Acknowledgment

This monograph was prepared by M. R. Bass, special agent of the Federal Board for Vocational education. Acknowledgment is due to Dr. John Cummings of the research division for editorial assistance.

The purpose of this monograph is to give a brief description of some of the work done in the manufacture of automobiles. No attempt has been made, however, to go into the machine shop side of the industry, a field in which lie possibilities for placing thousands of reeducated men in good positions. The monograph is limited to automobile assembly work.

Manufacturing automobiles and automobile accessories is one of the foremost industries of the United States. One manufacturer alone is known to have turned out more than 3,500 complete automobiles in one day, and to have turned out in one year some 350,000 cars. Many concerns produce from 50,000 to 125,000 cars annually. The 1914 census of the industry gives the value of the automobile products as $632,831,474, and wonderful changes in the last four years have greatly increased the value of the products of this industry, which was practically unknown 20 years ago.

A recent study developed the fact that there are some 85 occupations in the automobile manufacturing industry, which in its various branches offers excellent opportunities to mechanics, apprentices, and men who wish to take up a new trade. A man with even very limited qualifications can surely fit in somewhere.

The industry is still growing rapidly and branching out into what may be called an automotive industry, embracing the manufacture of motor trucks, tractors, and airplanes, as well as of automobiles. A mechanic in one branch of the industry may shift easily to other branches.

Certain factories have discontinued general manufacturing, and have specialized in the manufacture of automobile units or parts, such as engines, transmissions, frames, and axles, and the manufacturer who used to build practically all of his automobile has been persuaded to buy certain units from these specialty manufacturers. Small manufacturers have thus been enabled to build a part of a car and to buy the rest from unit manufacturers, and many small factories have been started in this way.

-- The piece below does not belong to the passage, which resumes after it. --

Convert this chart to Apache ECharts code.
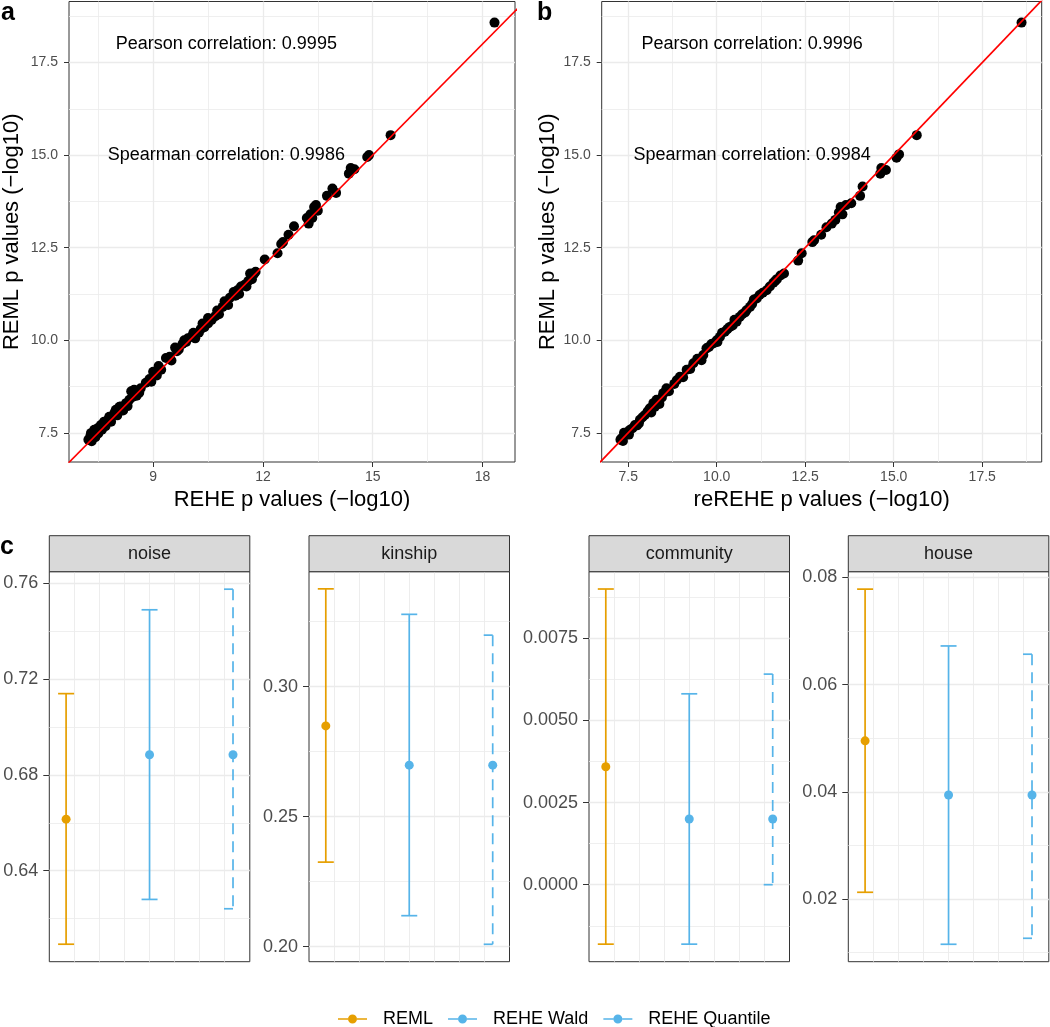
<!DOCTYPE html>
<html>
<head>
<meta charset="utf-8">
<script src="https://cdn.jsdelivr.net/npm/echarts@6/dist/echarts.min.js"></script>
<style>
html,body{margin:0;padding:0;background:#fff;}
#chart{width:1050px;height:1027px;}
</style>
</head>
<body>
<div id="chart"></div>
<script>
// ---------------- DATA ----------------
// Panel a: REHE (x) vs REML (y), -log10 p values
const panelA_REHE = [7.23,7.28,7.32,7.36,7.30,7.39,7.42,7.48,7.50,7.57,7.60,7.66,7.70,7.75,7.80,7.85,7.94,7.98,8.02,8.08,8.12,8.18,8.26,8.30,8.35,8.44,8.40,8.48,8.55,8.66,8.62,8.80,8.90,8.95,9.00,9.10,9.15,9.22,9.35,9.50,9.60,9.70,9.80,9.85,9.95,10.05,10.25,10.30,10.40,10.50,10.50,10.70,10.75,10.90,11.00,11.10,11.20,11.25,11.40,11.50,11.60,11.65,11.75,12.05,12.40,12.50,12.55,12.70,12.85,13.20,13.25,13.30,13.35,13.40,13.45,13.50,13.75,13.90,14.00,14.35,14.40,14.50,14.85,14.90,15.49,18.33,
  9.45,9.65,9.90,10.10,10.15,10.35,10.60,10.80,10.95,11.05,11.30,11.35,11.55,11.70,11.80];
const panelA_REML = [7.31,7.40,7.27,7.45,7.49,7.58,7.38,7.62,7.48,7.71,7.58,7.80,7.68,7.84,7.93,7.80,8.03,8.12,7.97,8.20,8.21,8.10,8.30,8.22,8.39,8.47,8.62,8.66,8.50,8.70,8.58,8.85,8.95,8.88,9.15,9.05,9.30,9.20,9.52,9.45,9.80,9.75,9.90,10.00,10.05,10.10,10.20,10.30,10.35,10.45,10.60,10.65,10.80,10.90,11.00,11.15,11.30,11.20,11.45,11.50,11.60,11.80,11.78,12.18,12.35,12.60,12.65,12.85,13.08,13.30,13.15,13.40,13.30,13.60,13.65,13.50,13.90,14.10,13.98,14.50,14.65,14.62,14.95,15.00,15.54,18.58,
  9.55,9.70,9.95,10.20,10.05,10.45,10.55,10.70,11.05,10.95,11.35,11.25,11.45,11.65,11.85];
// Panel b: reREHE (x) vs REML (y)
const panelB_reREHE = [7.28,7.31,7.35,7.41,7.38,7.48,7.55,7.52,7.62,7.69,7.75,7.83,7.80,7.90,7.97,8.05,8.11,8.15,8.21,8.25,8.30,8.38,8.45,8.49,8.58,8.55,8.65,8.80,8.87,8.96,9.05,9.15,9.25,9.34,9.57,9.71,9.85,9.90,10.00,10.09,10.02,10.23,10.37,10.45,10.56,10.65,10.84,10.94,10.80,11.13,11.21,11.05,11.41,11.50,11.60,11.70,11.90,12.30,12.40,12.70,12.75,12.95,13.10,13.25,13.35,13.45,13.50,13.55,13.65,13.80,14.05,14.12,14.62,14.65,14.78,15.08,15.15,15.65,18.61,
  9.45,9.62,9.78,10.15,10.30,10.50,10.72,11.00,11.30,11.65,11.80];
const panelB_REML = [7.31,7.35,7.28,7.44,7.50,7.52,7.58,7.45,7.62,7.71,7.70,7.85,7.75,7.92,7.98,8.08,8.16,8.05,8.30,8.20,8.39,8.28,8.45,8.57,8.70,8.60,8.62,8.82,8.92,9.01,9.00,9.20,9.22,9.38,9.46,9.78,9.90,9.91,10.00,10.09,9.95,10.23,10.36,10.40,10.50,10.63,10.81,10.90,10.75,11.13,11.22,11.10,11.35,11.45,11.55,11.65,11.80,12.15,12.35,12.65,12.70,12.85,13.05,13.15,13.25,13.45,13.60,13.40,13.65,13.70,13.90,14.15,14.50,14.65,14.60,14.93,15.02,15.54,18.58,
  9.50,9.60,9.82,10.20,10.30,10.55,10.70,10.98,11.28,11.60,11.75];
const annotA = ['Pearson correlation: 0.9995', 'Spearman correlation: 0.9986'];
const annotB = ['Pearson correlation: 0.9996', 'Spearman correlation: 0.9984'];
const annotX = [11, 11];
const annotY = [18, 15];

// Panel a/b tick labels
const abY_major = [7.5, 10, 12.5, 15, 17.5];
const abY_minor = [8.75, 11.25, 13.75, 16.25, 18.75];
const aX_major = [9, 12, 15, 18];
const aX_minor = [7.5, 10.5, 13.5, 16.5];
const bX_major = [7.5, 10, 12.5, 15, 17.5];
const bX_minor = [8.75, 11.25, 13.75, 16.25, 18.75];

// Panel c: variance component estimates with intervals
const facets = ['noise', 'kinship', 'community', 'house'];
const methods = ['REML', 'REHE Wald', 'REHE Quantile'];
const methodX = [0.67, 4.0, 7.33];
const est_noise = [0.6615, 0.6884, 0.6884];
const lo_noise  = [0.6093, 0.6280, 0.6241];
const hi_noise  = [0.7139, 0.7489, 0.7575];
const est_kinship = [0.2849, 0.2698, 0.2698];
const lo_kinship  = [0.2325, 0.2119, 0.2009];
const hi_kinship  = [0.3376, 0.3278, 0.3198];
const est_community = [0.00359, 0.00200, 0.00200];
const lo_community  = [-0.00181, -0.00181, 0.00000];
const hi_community  = [0.00900, 0.00581, 0.00641];
const est_house = [0.0495, 0.0394, 0.0394];
const lo_house  = [0.02125, 0.01155, 0.01267];
const hi_house  = [0.0778, 0.0672, 0.06566];
const noise_major = [0.64, 0.68, 0.72, 0.76];
const noise_minor = [0.62, 0.66, 0.70, 0.74];
const kinship_major = [0.20, 0.25, 0.30];
const kinship_minor = [0.225, 0.275, 0.325];
const community_major = [0, 0.0025, 0.005, 0.0075];
const community_minor = [-0.00125, 0.00125, 0.00375, 0.00625, 0.00875];
const house_major = [0.02, 0.04, 0.06, 0.08];
const house_minor = [0.01, 0.03, 0.05, 0.07];
const cX_grid = [1, 2, 3, 4, 5, 6, 7];

// ---------------- LAYOUT / STYLE ----------------
const FONT = '"Liberation Sans", Arial, Helvetica, sans-serif';
const COLORS = ['#E69F00', '#56B4E9', '#56B4E9'];

const option = {
  animation: false,
  backgroundColor: '#ffffff',
  grid: [], xAxis: [], yAxis: [], series: [], graphic: []
};

function addAxes(list, gi, dim, min, max, majors, minors, lab) {
  list.push({
    type: 'value', gridIndex: gi, min: min, max: max,
    position: dim === 'x' ? 'top' : 'right',
    axisLine: {show: false, onZero: false},
    axisTick: {show: false, customValues: minors},
    axisLabel: {show: false, customValues: minors},
    splitLine: {show: minors.length > 0, lineStyle: {color: '#ebebeb', width: 0.8}}
  });
  const idx = list.length;
  list.push({
    type: 'value', gridIndex: gi, min: min, max: max,
    position: dim === 'x' ? 'bottom' : 'left',
    axisLine: {show: false, onZero: false},
    axisTick: {show: lab.ticks, length: lab.tickLen, lineStyle: {color: '#333333', width: 1}, customValues: majors},
    axisLabel: {show: lab.labels, customValues: majors,
      formatter: v => Number(v).toFixed(lab.dec),
      color: '#4d4d4d', fontSize: lab.size, fontFamily: FONT, margin: lab.margin},
    splitLine: {show: true, lineStyle: {color: '#ebebeb', width: lab.gridW || 1.3}},
    name: lab.name || '', nameLocation: 'middle', nameGap: lab.nameGap || 0,
    nameTextStyle: {fontSize: 22, color: '#000', fontFamily: FONT}
  });
  return idx;
}

function scatterPanel(cfg) {
  const gi = option.grid.length;
  option.grid.push({left: cfg.left, top: 1.5, width: cfg.width, height: 460.5, show: true,
    borderColor: '#333333', borderWidth: 1, backgroundColor: '#fff'});
  const xi = addAxes(option.xAxis, gi, 'x', cfg.xMin, cfg.xMax, cfg.xMajor, cfg.xMinor,
    {ticks: true, labels: true, tickLen: 5, dec: cfg.xDec, size: 14, margin: 8, name: cfg.xName, nameGap: 27});
  const yi = addAxes(option.yAxis, gi, 'y', cfg.yMin, cfg.yMax, abY_major, abY_minor,
    {ticks: true, labels: true, tickLen: 5, dec: 1, size: 14, margin: 11, name: 'REML p values (\u2212log10)', nameGap: cfg.yNameGap});
  option.series.push({
    type: 'scatter', xAxisIndex: xi, yAxisIndex: yi, symbolSize: 10,
    itemStyle: {color: '#000', opacity: 1}, z: 2,
    data: cfg.xs.map((x, i) => [x, cfg.ys[i]])
  });
  option.series.push({
    type: 'line', xAxisIndex: xi, yAxisIndex: yi, symbol: 'none', clip: true, z: 3,
    lineStyle: {color: '#ff0000', width: 1.7}, data: [[0, 0], [25, 25]], silent: true
  });
  option.series.push({
    type: 'custom', xAxisIndex: xi, yAxisIndex: yi, z: 4, clip: false,
    data: annotX.map((x, i) => [x, annotY[i]]),
    renderItem: (params, api) => {
      const p = api.coord([api.value(0), api.value(1)]);
      return {type: 'text', x: p[0], y: p[1],
        style: {text: cfg.annot[params.dataIndex], fill: '#000', fontSize: 18, fontFamily: FONT,
          align: 'center', verticalAlign: 'middle'}};
    }
  });
}

scatterPanel({left: 68, width: 447, xMin: 6.70, xMax: 18.89, yMin: 6.71, yMax: 19.15,
  xMajor: aX_major, xMinor: aX_minor, xDec: 0, xName: 'REHE p values (\u2212log10)', yNameGap: 46,
  xs: panelA_REHE, ys: panelA_REML, annot: annotA});
scatterPanel({left: 601.7, width: 440, xMin: 6.75, xMax: 19.18, yMin: 6.71, yMax: 19.15,
  xMajor: bX_major, xMinor: bX_minor, xDec: 1, xName: 'reREHE p values (\u2212log10)', yNameGap: 43,
  xs: panelB_reREHE, ys: panelB_REML, annot: annotB});

// Panel c facets
const cLefts = [49.3, 309, 589, 848.3];
const cW = 200.5, cTop = 571.7, cH = 390, stripH = 36;
const cData = {
  noise: {est: est_noise, lo: lo_noise, hi: hi_noise, major: noise_major, minor: noise_minor, min: 0.602, max: 0.7648, dec: 2},
  kinship: {est: est_kinship, lo: lo_kinship, hi: hi_kinship, major: kinship_major, minor: kinship_minor, min: 0.1942, max: 0.3442, dec: 2},
  community: {est: est_community, lo: lo_community, hi: hi_community, major: community_major, minor: community_minor, min: -0.002344, max: 0.009527, dec: 4},
  house: {est: est_house, lo: lo_house, hi: hi_house, major: house_major, minor: house_minor, min: 0.0083, max: 0.08105, dec: 2}
};

facets.forEach((f, k) => {
  const d = cData[f];
  const gi = option.grid.length;
  option.grid.push({left: cLefts[k], top: cTop, width: cW, height: cH, show: true,
    borderColor: '#333333', borderWidth: 1, backgroundColor: '#fff'});
  const xi = addAxes(option.xAxis, gi, 'x', 0, 8, cX_grid, [],
    {ticks: false, labels: false, tickLen: 0, dec: 0, size: 18, margin: 8, gridW: 0.9});
  const yi = addAxes(option.yAxis, gi, 'y', d.min, d.max, d.major, d.minor,
    {ticks: true, labels: true, tickLen: 6, dec: d.dec, size: 18, margin: 11});
  methods.forEach((m, j) => {
    const dashed = j === 2;
    option.series.push({
      type: 'custom', name: m + ' interval', xAxisIndex: xi, yAxisIndex: yi, z: 2, clip: false,
      data: [[methodX[j], d.lo[j], d.hi[j]]],
      renderItem: (params, api) => {
        const x = api.value(0);
        const top = api.coord([x, api.value(2)]);
        const bot = api.coord([x, api.value(1)]);
        const capL = dashed ? 9 : 8, capR = dashed ? 0 : 8;
        const st = {stroke: COLORS[j], lineWidth: 1.7};
        return {type: 'group', children: [
          {type: 'line', shape: {x1: top[0], y1: top[1], x2: bot[0], y2: bot[1]},
            style: {stroke: COLORS[j], lineWidth: 1.7, lineDash: dashed ? [11, 7] : null}},
          {type: 'line', shape: {x1: top[0] - capL, y1: top[1], x2: top[0] + capR, y2: top[1]}, style: st},
          {type: 'line', shape: {x1: bot[0] - capL, y1: bot[1], x2: bot[0] + capR, y2: bot[1]}, style: st}
        ]};
      }
    });
    option.series.push({
      type: 'scatter', name: m, xAxisIndex: xi, yAxisIndex: yi, symbolSize: 9, z: 3,
      itemStyle: {color: COLORS[j], opacity: 1},
      data: [[methodX[j], d.est[j]]]
    });
  });
  option.graphic.push({type: 'rect', shape: {x: cLefts[k], y: cTop - stripH, width: cW, height: stripH},
    style: {fill: '#d9d9d9', stroke: '#333333', lineWidth: 1}, z: 10});
  option.graphic.push({type: 'text', x: cLefts[k] + cW / 2, y: cTop - stripH / 2, z: 11,
    style: {text: f, fill: '#1a1a1a', fontSize: 18, fontFamily: FONT, align: 'center', verticalAlign: 'middle'}});
});

// panel letters
[['a', 1, 13], ['b', 537, 13], ['c', 0, 547]].forEach(t => {
  option.graphic.push({type: 'text', x: t[1], y: t[2], z: 11,
    style: {text: t[0], fill: '#000', fontSize: 25, fontWeight: 'bold', fontFamily: FONT, align: 'left', verticalAlign: 'middle'}});
});

option.legend = {
  data: methods, left: 338, top: 1010, padding: 0, itemGap: 15,
  itemWidth: 29, itemHeight: 10,
  icon: 'path://M0,4.2H10V5.8H0Z M19,4.2H29V5.8H19Z M10,5A4.5,4.5,0,1,1,19,5A4.5,4.5,0,1,1,10,5Z',
  textStyle: {fontSize: 18, color: '#000', fontFamily: FONT, padding: [0, 0, 0, 11]},
  selectedMode: false
};

const chart = echarts.init(document.getElementById('chart'), null, {renderer: 'canvas'});
chart.setOption(option);
</script>
</body>
</html>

Work in the various automobile factories varies from purely unskilled to highly skilled labor. The unskilled employments include those of machine operators, assemblers, subassemblers, tool room keepers, janitors, watchmen, and checkers, while the skilled employments include those of special machine men, tool makers, die sinkers, heat-treatment experts, dynamometer testers, ignition experts, inspectors and general mechanical experts.

Good wages are paid, common laborers in some plants receiving from $3 to $5 per day. Well-trained, skilled mechanics, of course, earn much higher rates.

Standardization of automobile parts is gradually bringing about standardization of the automobile as a whole, which greatly simplifies the work of the mechanic who builds and repairs automobiles.

Trucks are being more extensively used by wholesale and retail merchants. Overland freight is being carried by truck trains, between small towns, and even long-distance hauling is meeting with success. This increased motor-truck service is increasing the demand for mechanics in the factories, and also for truck drivers.

Automobile factories are usually located in large cities, where raw material and supplies are at hand. Shipping and labor conditions also are carefully considered. A very large percentage of the automobile output is manufactured in the States of Michigan, Ohio, New York, and Indiana. The State of Michigan alone produced 80 per cent or four-fifths of the pleasure vehicles manufactured in 1914.